A13B-0322
What Controls the Low Ice Number Concentration in the Upper Tropical Troposphere?
Monday, 14 December 2015
Poster Hall (Moscone South)
Cheng Zhou1, Joyce Penner1, Guangxing Lin1, Xiaohong Liu2 and Minghuai Wang3, (1)University of Michigan Ann Arbor, Ann Arbor, MI, United States, (2)University of Wyoming, Laramie, WY, United States, (3)Nanjing University, Nanjing, China
Abstract:
Cirrus clouds in the tropical tropopause play a key role in regulating the moisture entering the stratosphere through their dehydrating effect. Low ice number concentrations and high supersaturations were frequently were observed in these clouds. However, low ice number concentrations are inconsistent with cirrus cloud formation based on homogeneous freezing. Different mechanisms have been proposed to explain this discrepancy, including the inhibition of homogeneous freezing by pre-existing ice crystals and/or glassy organic aerosol heterogeneous ice nuclei (IN) and limiting the formation of ice number from high frequency gravity waves. In this study, we examined the effect from three different parameterizations of in-cloud updraft velocities, the effect from pre-existing ice crystals, the effect from different water vapor deposition coefficients (α=0.1 or 1), and the effect from 0.1% of secondary organic aerosol (SOA) acting as glassy heterogeneous ice nuclei (IN) in CAM5. Model simulated ice crystal numbers are compared against an aircraft observational dataset.
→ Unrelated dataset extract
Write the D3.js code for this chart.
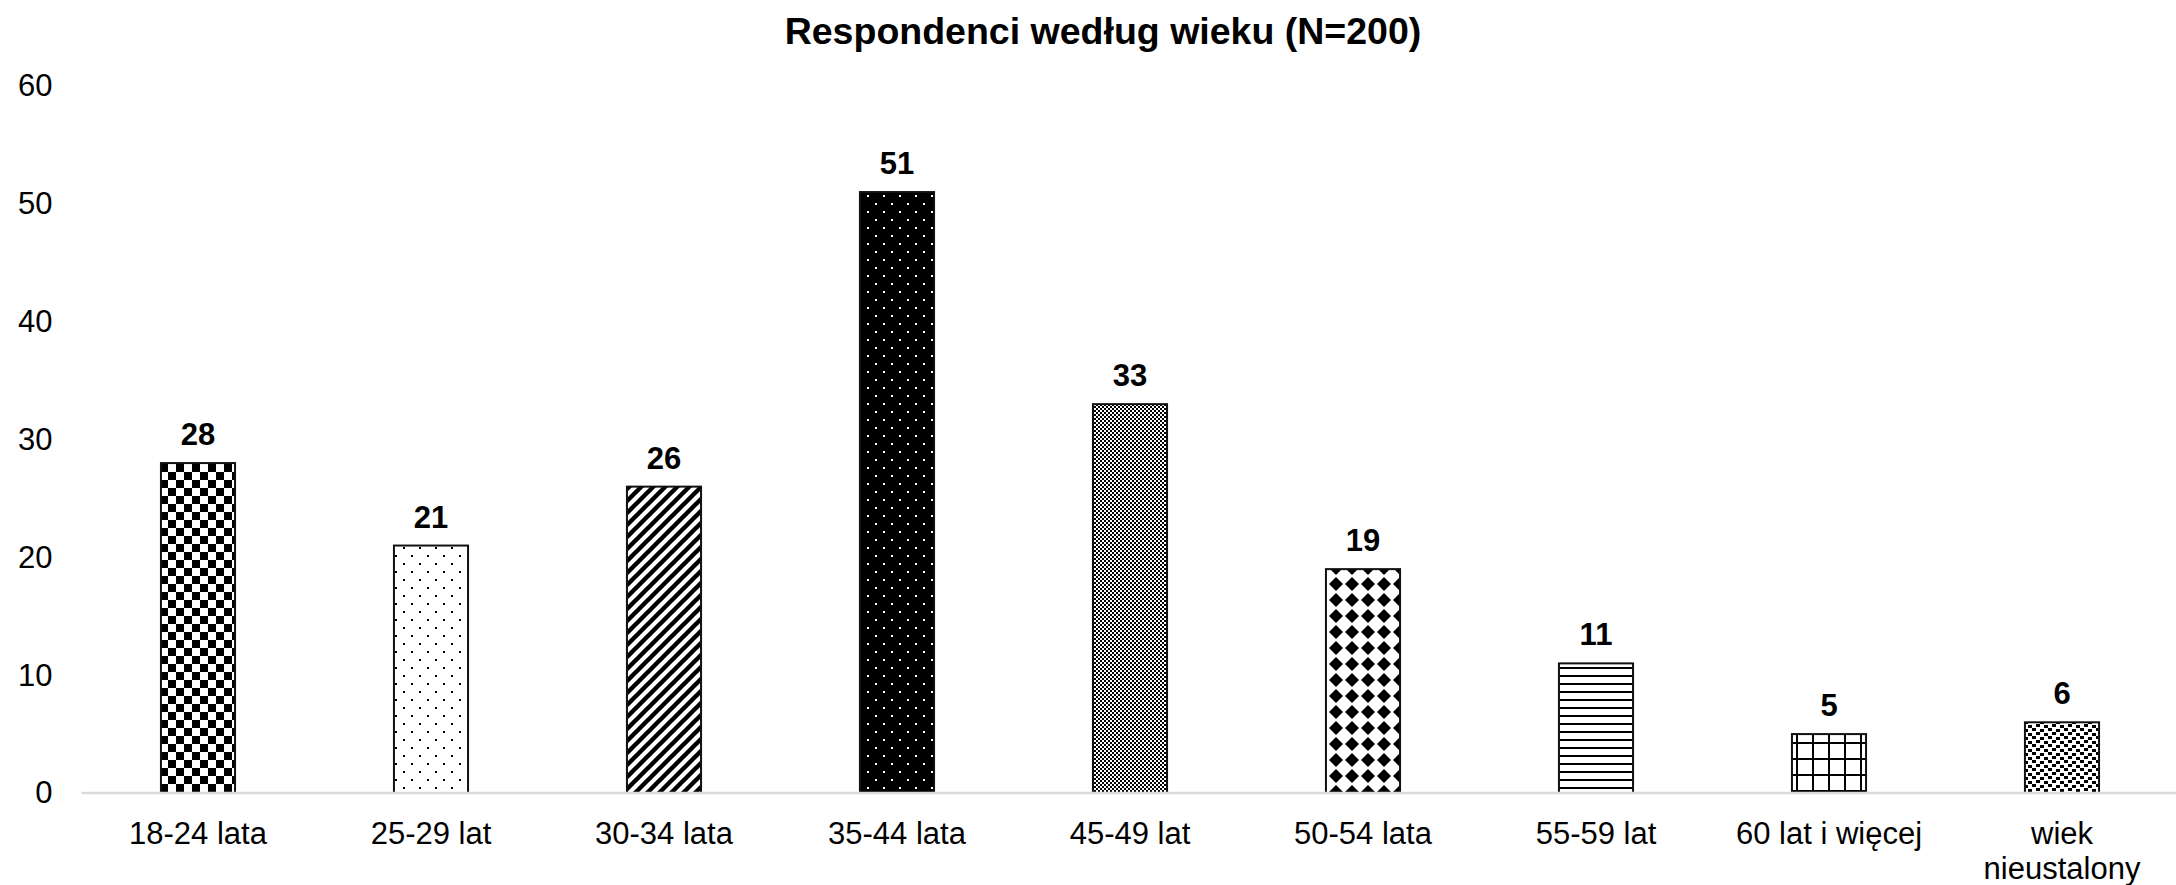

Using grid resolved large-scale updraft velocity in the ice nucleation parameterization generates ice number concentrations in better agreement with observations for temperatures below 205K while using updraft velocities based on the model-generated turbulence kinetic energy generates ice number concentrations in better agreement with observations for temperatures above 205K. A larger water vapor deposition coefficient (α=1) can efficiently reduce the ice number at temperatures below 205K but less so at higher temperatures. Glassy SOA IN are most effective at reducing the ice number concentrations when the effective in-cloud updraft velocities are moderate (~0.05–0.2 m s-1). Including the removal of water vapor on pre-existing ice can also effectively reduce the ice number and diminish the effects from the additional glassy SOA heterogeneous IN. We also re-evaluate whether IN seeding in cirrus cloud is a viable mechanism for cooling. A significant amount of negative climate forcing can only be achieved if we restrict the updraft velocity in regions of background cirrus formation to moderate values (~0.05–0.2 m s-1).